If you need something a little heartier to start your morning, Santa Rosa's burros and combo plates should do the trick. Homemade vinegary chorizo and tender corned beef can be served as burros (which are a little cheaper than the plates) or on combo plates ($6.50-$9.50) with eggs cooked as you like them, or scrambled with your meat of choice and crispy potatoes to make a substantial hash. Either way, you get your choice of a freshly made, chewy frybread popover or a massive handmade flour tortilla and a side of refried beans. Of course, Santa Rosa is a place for frybread, but, to quote my server, they "make the tortillas fresh every day, so yeah, they're good."

With the double team of fantastic breakfast combo plates and steamy bowls of menudo, you'll find a full dining room on Sundays, and when it's busy the service shines. Fast, friendly and efficient, food makes it to the dining room quickly with near constant coffee refills. During lunch, however, the service is a little slower and you may need to remind your server more than once for a glass of water or a bottle of salsa. Even on the slower days, the servers are still friendly enough to where you'll overlook those flaws.

Apart from that, lunch offerings are about what you'd expect from a frybread joint: green and red chili, Indian tacos and burros. Santa Rosa also offers enchiladas, tostadas and quesadillas. Unique options include a taco burro ($7.50), a squash and cheese burro ($7), potato and ground beef tacos ($9.99) and an Indian burger ($10.25) that's kind of like if an Indian taco and a cheeseburger had a baby, complete with green chili and cheese on top and sandwiched between frybread.

While the squash burro has good texture and is certainly filling enough, it needs a bit more seasoning to stand out—plus some more straining so the burrito wasn't quite so drippy.

The red chili at Santa Rosa offers plenty of thick-cut carne cubes, but the sauce was a bit more on the bland side, and if you choose to get it with all the beans, cheese, lettuce and tomato that come with an Indian taco ($9.75), the subtle red chili is overpowered almost entirely.

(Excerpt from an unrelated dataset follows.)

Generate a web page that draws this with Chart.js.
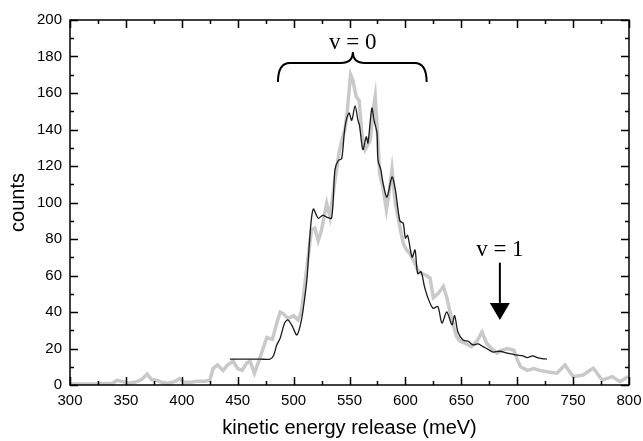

Those potato and beef tacos, though, are a guilty pleasure dish you'll come back for time and time again. Smashed potatoes mixes with seasoned ground beef and lettuce, tomato and cheese on top, all packed in a crispy fried shell. It's crunchy on the outside and smooth on the inside with just enough fresh flavor from the veggies so you don't feel too bad about the rest of it. Served with a side of those velvety house refried beans, the plate of three tacos is almost a meal and then some.

So if you aren't going to Café Santa Rosa for the menudo or the stick-to-your-ribs breakfast combo plates, you'll still find expertly executed fresh frybread, handmade tortillas and more to satisfy. The food is simple, honest and all clearly scratch made with care, despite the minor qualms found with seasoning on certain dishes. Just don't forget to finish up with a honey, powdered sugar or chocolate topped frybread for dessert.